#### [EXERCISE BRIEF]
Restate the data word for word and leave the images out.

_ _ _ _

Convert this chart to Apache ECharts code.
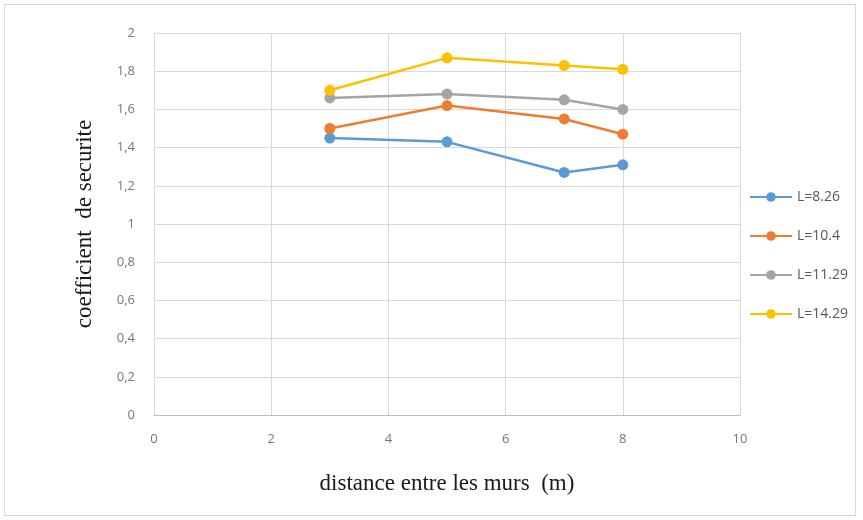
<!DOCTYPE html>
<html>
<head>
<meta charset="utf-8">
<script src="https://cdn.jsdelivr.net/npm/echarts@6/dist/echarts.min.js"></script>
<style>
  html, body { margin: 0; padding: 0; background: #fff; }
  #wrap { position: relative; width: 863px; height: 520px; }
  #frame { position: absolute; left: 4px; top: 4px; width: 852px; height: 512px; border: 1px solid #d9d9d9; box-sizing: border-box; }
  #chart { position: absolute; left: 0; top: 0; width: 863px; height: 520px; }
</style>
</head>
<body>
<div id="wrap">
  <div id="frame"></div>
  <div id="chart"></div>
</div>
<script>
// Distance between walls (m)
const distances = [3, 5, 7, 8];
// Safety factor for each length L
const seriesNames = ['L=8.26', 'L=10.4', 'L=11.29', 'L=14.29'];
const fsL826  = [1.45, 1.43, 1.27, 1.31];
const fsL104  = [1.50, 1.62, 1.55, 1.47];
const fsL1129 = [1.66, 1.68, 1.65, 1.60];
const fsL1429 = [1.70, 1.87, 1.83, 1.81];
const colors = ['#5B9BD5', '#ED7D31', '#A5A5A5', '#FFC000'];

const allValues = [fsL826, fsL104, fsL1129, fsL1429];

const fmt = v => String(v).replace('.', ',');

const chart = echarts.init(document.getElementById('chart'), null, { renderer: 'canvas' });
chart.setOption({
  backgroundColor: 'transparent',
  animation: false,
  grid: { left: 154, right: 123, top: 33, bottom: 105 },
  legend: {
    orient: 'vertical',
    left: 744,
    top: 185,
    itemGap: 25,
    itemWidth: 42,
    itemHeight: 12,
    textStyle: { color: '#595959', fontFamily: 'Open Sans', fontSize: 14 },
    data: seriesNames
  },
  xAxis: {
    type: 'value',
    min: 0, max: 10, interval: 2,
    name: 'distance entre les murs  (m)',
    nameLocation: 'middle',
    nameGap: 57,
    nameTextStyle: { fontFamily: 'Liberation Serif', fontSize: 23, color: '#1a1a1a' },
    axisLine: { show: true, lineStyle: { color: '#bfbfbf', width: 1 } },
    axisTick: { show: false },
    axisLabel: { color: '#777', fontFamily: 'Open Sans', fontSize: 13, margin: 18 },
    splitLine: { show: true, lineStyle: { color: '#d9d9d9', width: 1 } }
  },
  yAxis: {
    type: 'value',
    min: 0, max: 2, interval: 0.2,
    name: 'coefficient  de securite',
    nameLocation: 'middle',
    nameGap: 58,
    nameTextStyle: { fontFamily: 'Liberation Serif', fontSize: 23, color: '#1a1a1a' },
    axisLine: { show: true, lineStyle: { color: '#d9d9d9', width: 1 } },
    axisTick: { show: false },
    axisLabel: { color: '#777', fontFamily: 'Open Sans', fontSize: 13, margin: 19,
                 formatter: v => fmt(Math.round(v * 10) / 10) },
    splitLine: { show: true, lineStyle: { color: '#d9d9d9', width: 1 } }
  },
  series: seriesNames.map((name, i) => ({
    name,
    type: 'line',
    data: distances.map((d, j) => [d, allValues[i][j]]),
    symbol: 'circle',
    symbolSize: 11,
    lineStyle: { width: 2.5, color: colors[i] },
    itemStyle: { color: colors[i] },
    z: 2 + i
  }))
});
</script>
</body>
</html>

_ _ _ _

#### [ANSWER BELOW]
Convert this chart to Apache ECharts code.
<!DOCTYPE html>
<html>
<head>
<meta charset="utf-8">
<script src="https://cdn.jsdelivr.net/npm/echarts@6/dist/echarts.min.js"></script>
<style>
  html, body { margin: 0; padding: 0; background: #fff; }
  #wrap { position: relative; width: 863px; height: 520px; }
  #frame { position: absolute; left: 4px; top: 4px; width: 852px; height: 512px; border: 1px solid #d9d9d9; box-sizing: border-box; }
  #chart { position: absolute; left: 0; top: 0; width: 863px; height: 520px; }
</style>
</head>
<body>
<div id="wrap">
  <div id="frame"></div>
  <div id="chart"></div>
</div>
<script>
// Distance between walls (m)
const distances = [3, 5, 7, 8];
// Safety factor for each length L
const seriesNames = ['L=8.26', 'L=10.4', 'L=11.29', 'L=14.29'];
const fsL826  = [1.45, 1.43, 1.27, 1.31];
const fsL104  = [1.50, 1.62, 1.55, 1.47];
const fsL1129 = [1.66, 1.68, 1.65, 1.60];
const fsL1429 = [1.70, 1.87, 1.83, 1.81];
const colors = ['#5B9BD5', '#ED7D31', '#A5A5A5', '#FFC000'];

const allValues = [fsL826, fsL104, fsL1129, fsL1429];

const fmt = v => String(v).replace('.', ',');

const chart = echarts.init(document.getElementById('chart'), null, { renderer: 'canvas' });
chart.setOption({
  backgroundColor: 'transparent',
  animation: false,
  grid: { left: 154, right: 123, top: 33, bottom: 105 },
  legend: {
    orient: 'vertical',
    left: 744,
    top: 185,
    itemGap: 25,
    itemWidth: 42,
    itemHeight: 12,
    textStyle: { color: '#595959', fontFamily: 'Open Sans', fontSize: 14 },
    data: seriesNames
  },
  xAxis: {
    type: 'value',
    min: 0, max: 10, interval: 2,
    name: 'distance entre les murs  (m)',
    nameLocation: 'middle',
    nameGap: 57,
    nameTextStyle: { fontFamily: 'Liberation Serif', fontSize: 23, color: '#1a1a1a' },
    axisLine: { show: true, lineStyle: { color: '#bfbfbf', width: 1 } },
    axisTick: { show: false },
    axisLabel: { color: '#777', fontFamily: 'Open Sans', fontSize: 13, margin: 18 },
    splitLine: { show: true, lineStyle: { color: '#d9d9d9', width: 1 } }
  },
  yAxis: {
    type: 'value',
    min: 0, max: 2, interval: 0.2,
    name: 'coefficient  de securite',
    nameLocation: 'middle',
    nameGap: 58,
    nameTextStyle: { fontFamily: 'Liberation Serif', fontSize: 23, color: '#1a1a1a' },
    axisLine: { show: true, lineStyle: { color: '#d9d9d9', width: 1 } },
    axisTick: { show: false },
    axisLabel: { color: '#777', fontFamily: 'Open Sans', fontSize: 13, margin: 19,
                 formatter: v => fmt(Math.round(v * 10) / 10) },
    splitLine: { show: true, lineStyle: { color: '#d9d9d9', width: 1 } }
  },
  series: seriesNames.map((name, i) => ({
    name,
    type: 'line',
    data: distances.map((d, j) => [d, allValues[i][j]]),
    symbol: 'circle',
    symbolSize: 11,
    lineStyle: { width: 2.5, color: colors[i] },
    itemStyle: { color: colors[i] },
    z: 2 + i
  }))
});
</script>
</body>
</html>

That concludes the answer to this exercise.